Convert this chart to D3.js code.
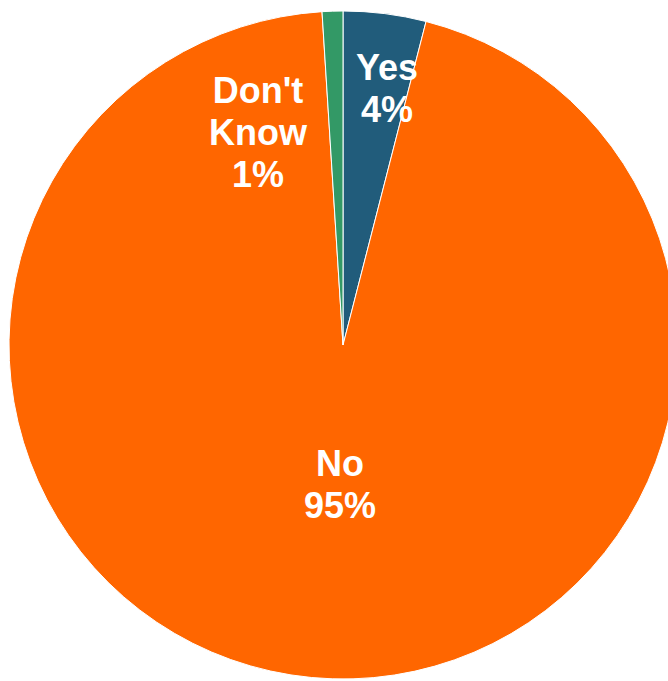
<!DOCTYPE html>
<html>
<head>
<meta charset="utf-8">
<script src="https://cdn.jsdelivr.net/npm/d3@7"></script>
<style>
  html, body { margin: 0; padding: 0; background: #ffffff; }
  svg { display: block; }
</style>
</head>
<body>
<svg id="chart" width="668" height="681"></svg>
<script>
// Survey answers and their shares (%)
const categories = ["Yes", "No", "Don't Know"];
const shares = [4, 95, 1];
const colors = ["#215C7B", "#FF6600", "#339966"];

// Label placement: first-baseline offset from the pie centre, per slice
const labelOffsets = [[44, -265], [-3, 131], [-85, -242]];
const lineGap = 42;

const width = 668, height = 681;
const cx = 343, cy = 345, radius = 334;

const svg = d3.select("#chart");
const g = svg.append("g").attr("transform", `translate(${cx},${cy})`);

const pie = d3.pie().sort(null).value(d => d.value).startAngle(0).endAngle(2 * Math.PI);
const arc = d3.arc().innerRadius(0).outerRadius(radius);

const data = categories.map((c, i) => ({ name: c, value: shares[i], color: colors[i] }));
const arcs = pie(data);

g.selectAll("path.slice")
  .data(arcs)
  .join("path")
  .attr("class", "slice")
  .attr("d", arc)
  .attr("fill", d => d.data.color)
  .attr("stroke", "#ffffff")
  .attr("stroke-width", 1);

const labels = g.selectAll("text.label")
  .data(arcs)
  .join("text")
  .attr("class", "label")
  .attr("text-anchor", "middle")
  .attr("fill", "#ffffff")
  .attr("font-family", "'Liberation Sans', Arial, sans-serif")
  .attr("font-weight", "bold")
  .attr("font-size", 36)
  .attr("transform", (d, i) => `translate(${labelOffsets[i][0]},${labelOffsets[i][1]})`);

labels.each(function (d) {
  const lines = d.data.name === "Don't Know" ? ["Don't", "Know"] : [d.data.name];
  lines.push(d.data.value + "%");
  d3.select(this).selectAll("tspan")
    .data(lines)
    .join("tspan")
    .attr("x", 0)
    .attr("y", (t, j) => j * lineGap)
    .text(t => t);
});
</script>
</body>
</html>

══════

• _DESCRIPTION OF THE TASK_
Using the data above, write out every line exactly, leaving the images behind.

• _PROBLEM SOLUTION_
Convert this chart to D3.js code.
<!DOCTYPE html>
<html>
<head>
<meta charset="utf-8">
<script src="https://cdn.jsdelivr.net/npm/d3@7"></script>
<style>
  html, body { margin: 0; padding: 0; background: #ffffff; }
  svg { display: block; }
</style>
</head>
<body>
<svg id="chart" width="668" height="681"></svg>
<script>
// Survey answers and their shares (%)
const categories = ["Yes", "No", "Don't Know"];
const shares = [4, 95, 1];
const colors = ["#215C7B", "#FF6600", "#339966"];

// Label placement: first-baseline offset from the pie centre, per slice
const labelOffsets = [[44, -265], [-3, 131], [-85, -242]];
const lineGap = 42;

const width = 668, height = 681;
const cx = 343, cy = 345, radius = 334;

const svg = d3.select("#chart");
const g = svg.append("g").attr("transform", `translate(${cx},${cy})`);

const pie = d3.pie().sort(null).value(d => d.value).startAngle(0).endAngle(2 * Math.PI);
const arc = d3.arc().innerRadius(0).outerRadius(radius);

const data = categories.map((c, i) => ({ name: c, value: shares[i], color: colors[i] }));
const arcs = pie(data);

g.selectAll("path.slice")
  .data(arcs)
  .join("path")
  .attr("class", "slice")
  .attr("d", arc)
  .attr("fill", d => d.data.color)
  .attr("stroke", "#ffffff")
  .attr("stroke-width", 1);

const labels = g.selectAll("text.label")
  .data(arcs)
  .join("text")
  .attr("class", "label")
  .attr("text-anchor", "middle")
  .attr("fill", "#ffffff")
  .attr("font-family", "'Liberation Sans', Arial, sans-serif")
  .attr("font-weight", "bold")
  .attr("font-size", 36)
  .attr("transform", (d, i) => `translate(${labelOffsets[i][0]},${labelOffsets[i][1]})`);

labels.each(function (d) {
  const lines = d.data.name === "Don't Know" ? ["Don't", "Know"] : [d.data.name];
  lines.push(d.data.value + "%");
  d3.select(this).selectAll("tspan")
    .data(lines)
    .join("tspan")
    .attr("x", 0)
    .attr("y", (t, j) => j * lineGap)
    .text(t => t);
});
</script>
</body>
</html>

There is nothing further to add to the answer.